_Source excerpt_

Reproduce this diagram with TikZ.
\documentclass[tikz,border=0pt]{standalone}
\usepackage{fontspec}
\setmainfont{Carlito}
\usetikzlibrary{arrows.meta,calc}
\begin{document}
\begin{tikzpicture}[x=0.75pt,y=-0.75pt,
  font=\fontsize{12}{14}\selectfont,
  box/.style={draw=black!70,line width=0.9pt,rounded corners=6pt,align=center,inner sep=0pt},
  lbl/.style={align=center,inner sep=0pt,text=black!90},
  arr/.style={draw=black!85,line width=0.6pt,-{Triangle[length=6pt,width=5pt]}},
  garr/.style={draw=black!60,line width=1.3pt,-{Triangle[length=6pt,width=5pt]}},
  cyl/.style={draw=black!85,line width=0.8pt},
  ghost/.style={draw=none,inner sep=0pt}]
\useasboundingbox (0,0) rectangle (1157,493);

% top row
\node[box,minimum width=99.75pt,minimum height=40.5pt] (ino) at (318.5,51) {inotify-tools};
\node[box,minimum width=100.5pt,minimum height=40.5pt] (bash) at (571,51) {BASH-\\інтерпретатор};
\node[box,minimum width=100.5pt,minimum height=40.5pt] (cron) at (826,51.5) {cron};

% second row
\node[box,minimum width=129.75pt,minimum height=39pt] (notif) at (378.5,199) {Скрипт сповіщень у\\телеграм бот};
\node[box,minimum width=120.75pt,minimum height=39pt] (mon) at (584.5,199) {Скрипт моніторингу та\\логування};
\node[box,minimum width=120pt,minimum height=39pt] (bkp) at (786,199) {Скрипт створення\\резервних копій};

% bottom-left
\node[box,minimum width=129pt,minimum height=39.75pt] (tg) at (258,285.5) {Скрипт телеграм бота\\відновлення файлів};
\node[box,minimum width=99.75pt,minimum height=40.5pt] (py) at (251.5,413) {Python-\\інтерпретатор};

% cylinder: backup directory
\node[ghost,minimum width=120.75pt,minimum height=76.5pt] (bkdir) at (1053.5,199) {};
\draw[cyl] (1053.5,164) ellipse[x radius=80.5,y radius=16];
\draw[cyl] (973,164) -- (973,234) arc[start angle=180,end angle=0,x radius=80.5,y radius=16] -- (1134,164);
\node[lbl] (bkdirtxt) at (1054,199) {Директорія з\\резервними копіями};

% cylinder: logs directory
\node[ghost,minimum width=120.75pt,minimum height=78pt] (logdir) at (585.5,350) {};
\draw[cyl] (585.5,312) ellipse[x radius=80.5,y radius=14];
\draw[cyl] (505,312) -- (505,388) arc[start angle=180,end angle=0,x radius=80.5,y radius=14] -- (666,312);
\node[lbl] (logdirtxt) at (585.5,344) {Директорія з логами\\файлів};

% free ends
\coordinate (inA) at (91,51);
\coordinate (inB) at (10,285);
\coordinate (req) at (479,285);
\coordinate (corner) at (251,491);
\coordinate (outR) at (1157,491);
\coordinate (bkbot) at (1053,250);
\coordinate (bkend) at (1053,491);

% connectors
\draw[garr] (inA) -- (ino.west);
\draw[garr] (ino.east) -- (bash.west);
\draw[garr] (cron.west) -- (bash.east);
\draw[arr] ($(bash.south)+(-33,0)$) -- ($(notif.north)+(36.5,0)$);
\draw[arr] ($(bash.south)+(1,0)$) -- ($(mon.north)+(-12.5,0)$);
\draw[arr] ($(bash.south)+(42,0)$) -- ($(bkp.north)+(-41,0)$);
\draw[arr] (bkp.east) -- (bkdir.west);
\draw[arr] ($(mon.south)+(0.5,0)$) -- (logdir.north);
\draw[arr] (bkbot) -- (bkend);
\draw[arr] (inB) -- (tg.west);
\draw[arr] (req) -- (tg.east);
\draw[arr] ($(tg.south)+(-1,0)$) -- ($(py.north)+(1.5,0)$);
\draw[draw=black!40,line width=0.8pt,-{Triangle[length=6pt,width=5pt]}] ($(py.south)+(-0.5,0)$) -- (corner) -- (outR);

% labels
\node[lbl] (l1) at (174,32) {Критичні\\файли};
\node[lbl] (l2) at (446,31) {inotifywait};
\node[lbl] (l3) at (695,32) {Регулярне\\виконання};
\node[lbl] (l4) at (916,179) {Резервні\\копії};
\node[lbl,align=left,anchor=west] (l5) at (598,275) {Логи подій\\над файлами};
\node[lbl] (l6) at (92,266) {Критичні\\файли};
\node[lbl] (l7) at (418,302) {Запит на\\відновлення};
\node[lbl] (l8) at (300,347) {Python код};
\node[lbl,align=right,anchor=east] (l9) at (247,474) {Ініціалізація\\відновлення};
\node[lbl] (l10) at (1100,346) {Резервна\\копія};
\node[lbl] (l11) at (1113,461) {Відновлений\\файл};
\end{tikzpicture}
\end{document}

_Description of the task_
Quote the listing above from its first line to the line with "(0,0) rectangle (1157,493);", inclusive, and add nothing.

_Complete output_
Reproduce this diagram with TikZ.
\documentclass[tikz,border=0pt]{standalone}
\usepackage{fontspec}
\setmainfont{Carlito}
\usetikzlibrary{arrows.meta,calc}
\begin{document}
\begin{tikzpicture}[x=0.75pt,y=-0.75pt,
  font=\fontsize{12}{14}\selectfont,
  box/.style={draw=black!70,line width=0.9pt,rounded corners=6pt,align=center,inner sep=0pt},
  lbl/.style={align=center,inner sep=0pt,text=black!90},
  arr/.style={draw=black!85,line width=0.6pt,-{Triangle[length=6pt,width=5pt]}},
  garr/.style={draw=black!60,line width=1.3pt,-{Triangle[length=6pt,width=5pt]}},
  cyl/.style={draw=black!85,line width=0.8pt},
  ghost/.style={draw=none,inner sep=0pt}]
\useasboundingbox (0,0) rectangle (1157,493);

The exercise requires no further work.